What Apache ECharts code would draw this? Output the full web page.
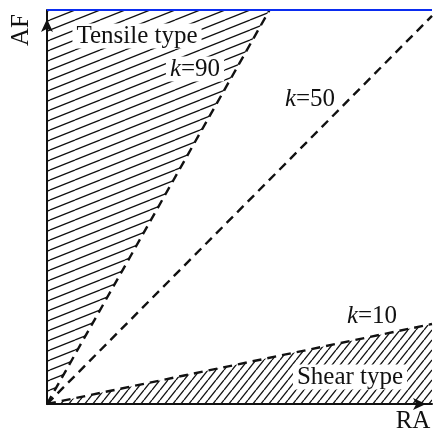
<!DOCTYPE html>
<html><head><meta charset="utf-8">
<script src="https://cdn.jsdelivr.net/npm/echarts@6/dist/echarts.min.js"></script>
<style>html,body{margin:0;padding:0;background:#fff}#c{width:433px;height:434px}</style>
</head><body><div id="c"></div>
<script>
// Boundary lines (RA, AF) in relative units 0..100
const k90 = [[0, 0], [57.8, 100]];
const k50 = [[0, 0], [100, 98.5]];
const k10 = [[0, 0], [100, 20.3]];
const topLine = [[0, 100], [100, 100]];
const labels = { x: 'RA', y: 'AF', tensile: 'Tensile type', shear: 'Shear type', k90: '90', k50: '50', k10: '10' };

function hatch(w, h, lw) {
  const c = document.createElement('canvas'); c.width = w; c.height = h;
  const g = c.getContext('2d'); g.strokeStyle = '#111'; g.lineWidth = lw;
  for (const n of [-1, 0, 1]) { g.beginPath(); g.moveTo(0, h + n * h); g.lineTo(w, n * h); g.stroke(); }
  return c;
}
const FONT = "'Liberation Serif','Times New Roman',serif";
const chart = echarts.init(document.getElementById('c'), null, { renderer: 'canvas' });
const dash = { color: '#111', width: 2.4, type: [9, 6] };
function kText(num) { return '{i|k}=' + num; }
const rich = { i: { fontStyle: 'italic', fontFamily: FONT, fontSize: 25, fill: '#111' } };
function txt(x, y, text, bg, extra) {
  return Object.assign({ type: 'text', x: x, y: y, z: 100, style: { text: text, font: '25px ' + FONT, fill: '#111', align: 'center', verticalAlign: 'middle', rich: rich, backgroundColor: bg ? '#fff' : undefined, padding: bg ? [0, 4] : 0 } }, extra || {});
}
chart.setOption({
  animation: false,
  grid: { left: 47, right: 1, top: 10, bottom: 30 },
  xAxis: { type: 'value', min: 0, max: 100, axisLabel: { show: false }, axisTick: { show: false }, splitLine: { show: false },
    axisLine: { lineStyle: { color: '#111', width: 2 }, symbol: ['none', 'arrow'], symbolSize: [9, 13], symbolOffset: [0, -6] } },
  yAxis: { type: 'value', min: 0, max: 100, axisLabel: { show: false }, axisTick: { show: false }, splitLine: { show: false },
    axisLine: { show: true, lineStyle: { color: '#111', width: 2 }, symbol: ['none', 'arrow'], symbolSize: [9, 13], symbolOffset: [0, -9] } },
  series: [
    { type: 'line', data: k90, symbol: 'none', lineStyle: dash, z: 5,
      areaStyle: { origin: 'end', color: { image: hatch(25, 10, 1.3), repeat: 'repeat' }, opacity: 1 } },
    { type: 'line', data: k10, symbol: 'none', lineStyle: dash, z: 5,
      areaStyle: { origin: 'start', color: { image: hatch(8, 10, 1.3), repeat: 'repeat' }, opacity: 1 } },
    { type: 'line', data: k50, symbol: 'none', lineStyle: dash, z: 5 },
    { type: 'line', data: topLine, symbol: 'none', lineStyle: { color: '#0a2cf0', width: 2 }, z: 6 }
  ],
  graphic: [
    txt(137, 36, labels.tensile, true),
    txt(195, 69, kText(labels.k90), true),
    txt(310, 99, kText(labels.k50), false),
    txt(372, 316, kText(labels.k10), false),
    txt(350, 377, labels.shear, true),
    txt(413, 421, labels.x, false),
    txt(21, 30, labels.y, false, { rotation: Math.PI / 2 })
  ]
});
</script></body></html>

────────────────────────────────────────

Reproduce only the lines from the beginning of the data through the line that contains "type', shear: 'Shear", both included, and please drop the pictures.

- ANSWER TO THIS TASK
What Apache ECharts code would draw this? Output the full web page.
<!DOCTYPE html>
<html><head><meta charset="utf-8">
<script src="https://cdn.jsdelivr.net/npm/echarts@6/dist/echarts.min.js"></script>
<style>html,body{margin:0;padding:0;background:#fff}#c{width:433px;height:434px}</style>
</head><body><div id="c"></div>
<script>
// Boundary lines (RA, AF) in relative units 0..100
const k90 = [[0, 0], [57.8, 100]];
const k50 = [[0, 0], [100, 98.5]];
const k10 = [[0, 0], [100, 20.3]];
const topLine = [[0, 100], [100, 100]];
const labels = { x: 'RA', y: 'AF', tensile: 'Tensile type', shear: 'Shear type', k90: '90', k50: '50', k10: '10' };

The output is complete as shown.